Nice try, but I don’t accept your diversion regarding the Revolutionary War.
Please explain to me how ANYTHING that was done during the Revolutionary War affects the reason why the South seceded and started the Civil War.
The question in front of us is, why did the South start the War that killed more Americans than any other war, and the answer is slavery.
You know, the North didn’t fight the war to end slavery, it fought it to maintain the Union. It was the South that fought it for slavery. My only point is, don’t try to dress up the reasons for the South seceding with State’s Rights, or self-determination, or any other rubbish. Just show some testicular fortitude, and man up and admit the South (not the North) fought due to slavery.
During the Revolution an estimated 80,000 to 100,000 slaves tried to escape, encouraged by British offers of emancipation.
On November 14, 1775 the last Royal Governor of Virginia, Lord Dunmore, issued “Dunmore’s Proclamation”. This document declared martial law, condemned all rebels as traitors, and also declared free all “indented Servants and Negroes free that are able and willing to bear arms”. Dunmore organized them into his Ethiopian Regiment
The Philipsburg Proclamation of June 30, 1779 went beyond this. Issued by General Henry Clinton it proclaimed all slaves owned by Patriots to be free regardless of their willingness to fight. It offered freedom and land to any slaves who left their master.
” Just show some testicular fortitude, and man up and admit the South (not the North) fought due to slavery.”

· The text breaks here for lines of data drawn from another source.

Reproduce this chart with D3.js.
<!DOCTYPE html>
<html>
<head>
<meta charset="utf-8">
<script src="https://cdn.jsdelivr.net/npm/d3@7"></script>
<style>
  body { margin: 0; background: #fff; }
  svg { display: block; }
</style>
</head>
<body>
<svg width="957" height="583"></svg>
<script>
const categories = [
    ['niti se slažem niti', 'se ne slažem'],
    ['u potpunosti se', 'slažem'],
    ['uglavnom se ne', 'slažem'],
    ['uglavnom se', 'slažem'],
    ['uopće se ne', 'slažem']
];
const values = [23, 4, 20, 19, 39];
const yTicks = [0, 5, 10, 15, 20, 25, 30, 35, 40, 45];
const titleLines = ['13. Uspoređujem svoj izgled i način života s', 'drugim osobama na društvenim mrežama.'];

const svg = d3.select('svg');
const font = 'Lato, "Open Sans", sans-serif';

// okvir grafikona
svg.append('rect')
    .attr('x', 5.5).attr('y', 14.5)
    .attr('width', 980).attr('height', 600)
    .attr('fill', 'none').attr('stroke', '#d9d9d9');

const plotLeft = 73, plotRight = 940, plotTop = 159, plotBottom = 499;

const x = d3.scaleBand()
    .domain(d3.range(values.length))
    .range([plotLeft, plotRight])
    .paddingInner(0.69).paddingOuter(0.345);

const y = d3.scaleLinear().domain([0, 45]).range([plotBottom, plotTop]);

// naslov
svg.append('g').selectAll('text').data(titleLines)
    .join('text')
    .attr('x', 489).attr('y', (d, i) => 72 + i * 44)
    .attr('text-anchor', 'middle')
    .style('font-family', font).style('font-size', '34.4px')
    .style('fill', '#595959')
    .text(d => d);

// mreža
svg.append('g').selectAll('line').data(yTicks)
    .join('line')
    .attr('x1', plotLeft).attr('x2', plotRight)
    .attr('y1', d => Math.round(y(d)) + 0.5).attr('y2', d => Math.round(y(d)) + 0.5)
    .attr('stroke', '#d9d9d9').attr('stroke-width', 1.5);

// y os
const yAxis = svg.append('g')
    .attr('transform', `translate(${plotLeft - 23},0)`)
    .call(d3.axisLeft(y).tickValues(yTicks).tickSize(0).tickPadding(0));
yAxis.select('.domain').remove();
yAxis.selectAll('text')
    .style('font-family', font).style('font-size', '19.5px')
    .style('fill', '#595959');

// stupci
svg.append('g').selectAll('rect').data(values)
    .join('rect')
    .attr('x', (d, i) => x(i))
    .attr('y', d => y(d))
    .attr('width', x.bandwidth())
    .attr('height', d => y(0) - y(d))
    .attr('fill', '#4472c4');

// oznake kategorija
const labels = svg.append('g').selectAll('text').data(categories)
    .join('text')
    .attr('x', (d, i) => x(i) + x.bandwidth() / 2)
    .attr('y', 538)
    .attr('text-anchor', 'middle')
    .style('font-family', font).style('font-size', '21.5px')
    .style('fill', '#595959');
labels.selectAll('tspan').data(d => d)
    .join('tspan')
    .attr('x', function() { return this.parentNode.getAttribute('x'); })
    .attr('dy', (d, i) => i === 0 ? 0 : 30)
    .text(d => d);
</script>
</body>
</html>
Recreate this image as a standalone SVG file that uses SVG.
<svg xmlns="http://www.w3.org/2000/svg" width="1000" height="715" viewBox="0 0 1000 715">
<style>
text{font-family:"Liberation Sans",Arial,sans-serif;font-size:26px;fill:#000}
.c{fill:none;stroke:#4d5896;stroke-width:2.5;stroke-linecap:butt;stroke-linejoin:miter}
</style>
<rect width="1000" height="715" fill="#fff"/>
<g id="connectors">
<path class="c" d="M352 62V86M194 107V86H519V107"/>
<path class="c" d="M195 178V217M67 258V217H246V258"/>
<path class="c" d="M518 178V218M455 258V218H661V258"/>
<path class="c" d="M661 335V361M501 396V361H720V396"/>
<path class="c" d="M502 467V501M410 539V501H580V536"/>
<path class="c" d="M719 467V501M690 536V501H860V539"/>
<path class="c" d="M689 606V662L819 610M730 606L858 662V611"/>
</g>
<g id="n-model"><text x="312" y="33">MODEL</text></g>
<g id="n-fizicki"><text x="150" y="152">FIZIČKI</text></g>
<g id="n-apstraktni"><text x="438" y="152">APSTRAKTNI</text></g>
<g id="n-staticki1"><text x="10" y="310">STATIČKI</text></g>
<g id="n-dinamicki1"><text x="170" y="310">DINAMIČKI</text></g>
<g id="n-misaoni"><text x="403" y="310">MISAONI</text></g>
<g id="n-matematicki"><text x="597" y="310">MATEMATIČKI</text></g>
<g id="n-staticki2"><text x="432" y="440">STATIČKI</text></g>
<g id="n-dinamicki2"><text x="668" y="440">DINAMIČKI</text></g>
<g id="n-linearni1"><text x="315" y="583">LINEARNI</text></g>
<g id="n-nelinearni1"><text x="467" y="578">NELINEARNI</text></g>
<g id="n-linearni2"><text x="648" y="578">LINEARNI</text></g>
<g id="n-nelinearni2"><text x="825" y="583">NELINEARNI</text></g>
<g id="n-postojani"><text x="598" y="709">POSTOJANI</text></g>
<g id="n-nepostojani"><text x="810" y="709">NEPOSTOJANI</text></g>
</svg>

You mean slavery as practiced by Washington, Jefferson, Madison, Monroe, Jackson, and the majority of American Presidents prior to Lincoln? I thought so.
The seven deep south slave states seceded because they believed that the Republican party was a hostile, sectional party and would use the resources of the national government against them.
Lincoln called up his 75,000 man army to force these seven seceding states back into the union, in a manner reminiscent of events 90 years earlier. Unlike the first time, compulsory union would defeat independence.
The next wave of secession came in response to Lincoln’s decision to wage war against the original seceding states. But several slave states remained in the Union entirely unmolested by Lincoln.